The government is under pressure to raise more revenue to tame borrowing in the wake of a ballooning debt, whose repayment continue to consume most of the taxes.

Ruto has termed subsidies as ‘unsustainable” as they eat into the much needed revenue.

The government is however seen to finally be towing to IMF’s conditions to increase revenue collections, with fuel being a major component as it hosts up to nine different taxes and levies.

They include Excise Duty, Road Maintenance Levy, VAT, Petroleum Development Levy, Petroleum Regulatory Levy, Railway Development Levy, Anti-adulteration Levy, Merchant Shipping Levy and the Import Declaration Fee.

Last year, IMF set a fresh loan condition requiring Kenya to drop the fuel subsidy programme by October.

This is under the 38-month budget support scheme, which included a $2.34 billion (Sh320.9 billion) loan package.

In November last year, the IMF staff team and the Kenyan authorities reached another staff-level agreement on the fourth reviews of Kenya’s economic program, which would see Kenya have access to SDR 336.54 million (equivalent to about $ 433 million or Sh59.4 billion).

This brings the total IMF financial support under the Extended Credit and Fund Facility arrangements to SDR1, 202.31 million (equivalent to about $1,548 million or Sh212.3 billion).

According to IMF, The Kenyan authorities are “taking forceful measures to further reduce the fiscal deficit,” including eliminating fuel subsidies and the variable cost adjustments in electricity prices.

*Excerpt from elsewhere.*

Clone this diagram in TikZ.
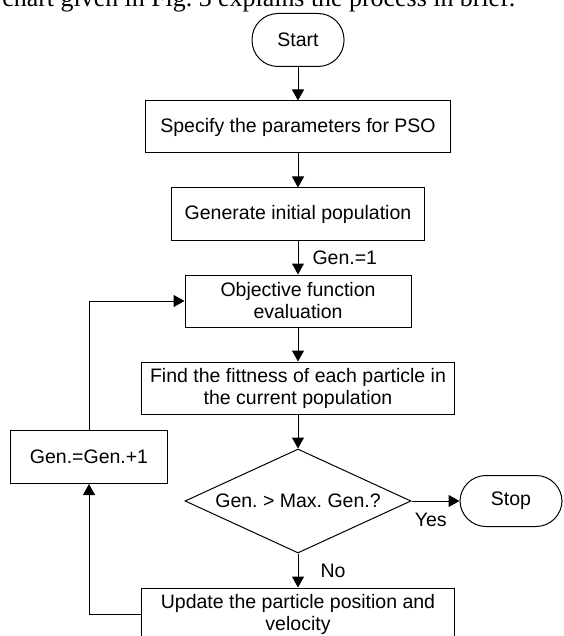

The current fuel prices which are the highest since Kenya started regulating pump prices, are expected to trigger inflationary pressure as manufacturers and service providers factor in the increased fuel costs.

The Consumer Federation of Kenya (Cofek) has since warned of an imminent rise in the cost of electricity, transport, food, health and education, noting the price increases should have been gradual.

“We are concerned that while we do not support long-term subsidies, the steep rise in fuel prices will make the already bad economic outlook even worse. It will trigger unintended consequences,” secretary general Stephen Mutoro said.